Copy exactly the lines from the start of the material through the line with "ax = fig.add_axes([0.1133, 0.1516, 0.7635, 0.7504])". Pictures stay out of the copy.

### Dataset extract
-------------------------

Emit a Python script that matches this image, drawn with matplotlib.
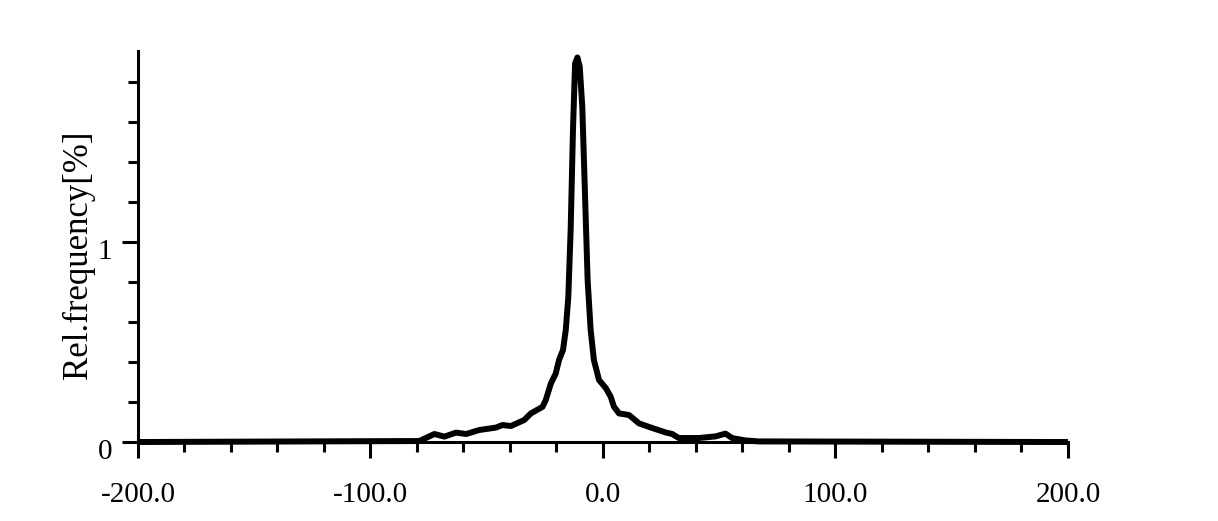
import numpy as np
import matplotlib.pyplot as plt
import matplotlib.transforms as mtransforms
from matplotlib.ticker import MultipleLocator, FormatStrFormatter

plt.rcParams['font.family'] = ['Liberation Serif', 'DejaVu Serif']
plt.rcParams['axes.unicode_minus'] = False

# values
x_vals = [-200, -79, -72.5, -68.2, -63.2, -58.9, -53.2, -46.1, -43.2, -39.6,
          -33.9, -31.0, -26.0, -24.6, -22.4, -20.3, -18.9, -17.2, -16.0, -14.9,
          -13.9, -12.9, -12.0, -11.0, -10.0, -8.9, -7.7, -6.6, -5.3, -3.9,
          -1.7, 1.2, 3.3, 4.7, 6.9, 11.2, 15.5, 21.2, 26.9, 29.8,
          32.6, 41.2, 48.4, 52.7, 55.5, 61.2, 67, 200]
freq = [0, 0.005, 0.04, 0.027, 0.047, 0.04, 0.06, 0.072, 0.085, 0.08,
        0.11, 0.143, 0.176, 0.21, 0.293, 0.343, 0.41, 0.46, 0.56, 0.727,
        1.06, 1.56, 1.893, 1.923, 1.877, 1.677, 1.227, 0.81, 0.56, 0.41,
        0.31, 0.27, 0.227, 0.177, 0.143, 0.135, 0.093, 0.07, 0.048, 0.04,
        0.02, 0.02, 0.028, 0.042, 0.02, 0.008, 0.003, 0]

fig = plt.figure(figsize=(12.18, 5.21), dpi=100)
ax = fig.add_axes([0.1133, 0.1516, 0.7635, 0.7504])

ax.plot(x_vals, freq, color='black', linewidth=4.3, solid_joinstyle='round',
        solid_capstyle='butt', clip_on=False, zorder=3)

ax.set_xlim(-200, 200)
ax.set_ylim(0, 1.955)

for side in ['top', 'right']:
    ax.spines[side].set_visible(False)
for side in ['left', 'bottom']:
    ax.spines[side].set_linewidth(2.2)

ax.xaxis.set_major_locator(MultipleLocator(100))
ax.xaxis.set_minor_locator(MultipleLocator(20))
ax.xaxis.set_major_formatter(FormatStrFormatter('%.1f'))
ax.yaxis.set_major_locator(MultipleLocator(1))
ax.yaxis.set_minor_locator(MultipleLocator(0.2))
ax.yaxis.set_major_formatter(FormatStrFormatter('%d'))

ax.tick_params(which='major', length=11.5, width=2.2, labelsize=21)
ax.tick_params(which='minor', length=7, width=2.2)
ax.tick_params(axis='x', which='major', pad=17)
ax.tick_params(axis='y', which='major', pad=7)

# y tick labels sit a little below their ticks
shift = mtransforms.ScaledTranslation(0, -0.07, fig.dpi_scale_trans)
for lab in ax.get_yticklabels():
    lab.set_transform(lab.get_transform() + shift)

ax.set_ylabel('Rel.frequency[%]', fontsize=25)
ax.yaxis.set_label_coords(-0.046, 0.48)

fig.savefig('out.png', dpi=100)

-------------------------

### Exercise answer
Emit a Python script that matches this image, drawn with matplotlib.
import numpy as np
import matplotlib.pyplot as plt
import matplotlib.transforms as mtransforms
from matplotlib.ticker import MultipleLocator, FormatStrFormatter

plt.rcParams['font.family'] = ['Liberation Serif', 'DejaVu Serif']
plt.rcParams['axes.unicode_minus'] = False

# values
x_vals = [-200, -79, -72.5, -68.2, -63.2, -58.9, -53.2, -46.1, -43.2, -39.6,
          -33.9, -31.0, -26.0, -24.6, -22.4, -20.3, -18.9, -17.2, -16.0, -14.9,
          -13.9, -12.9, -12.0, -11.0, -10.0, -8.9, -7.7, -6.6, -5.3, -3.9,
          -1.7, 1.2, 3.3, 4.7, 6.9, 11.2, 15.5, 21.2, 26.9, 29.8,
          32.6, 41.2, 48.4, 52.7, 55.5, 61.2, 67, 200]
freq = [0, 0.005, 0.04, 0.027, 0.047, 0.04, 0.06, 0.072, 0.085, 0.08,
        0.11, 0.143, 0.176, 0.21, 0.293, 0.343, 0.41, 0.46, 0.56, 0.727,
        1.06, 1.56, 1.893, 1.923, 1.877, 1.677, 1.227, 0.81, 0.56, 0.41,
        0.31, 0.27, 0.227, 0.177, 0.143, 0.135, 0.093, 0.07, 0.048, 0.04,
        0.02, 0.02, 0.028, 0.042, 0.02, 0.008, 0.003, 0]

fig = plt.figure(figsize=(12.18, 5.21), dpi=100)
ax = fig.add_axes([0.1133, 0.1516, 0.7635, 0.7504])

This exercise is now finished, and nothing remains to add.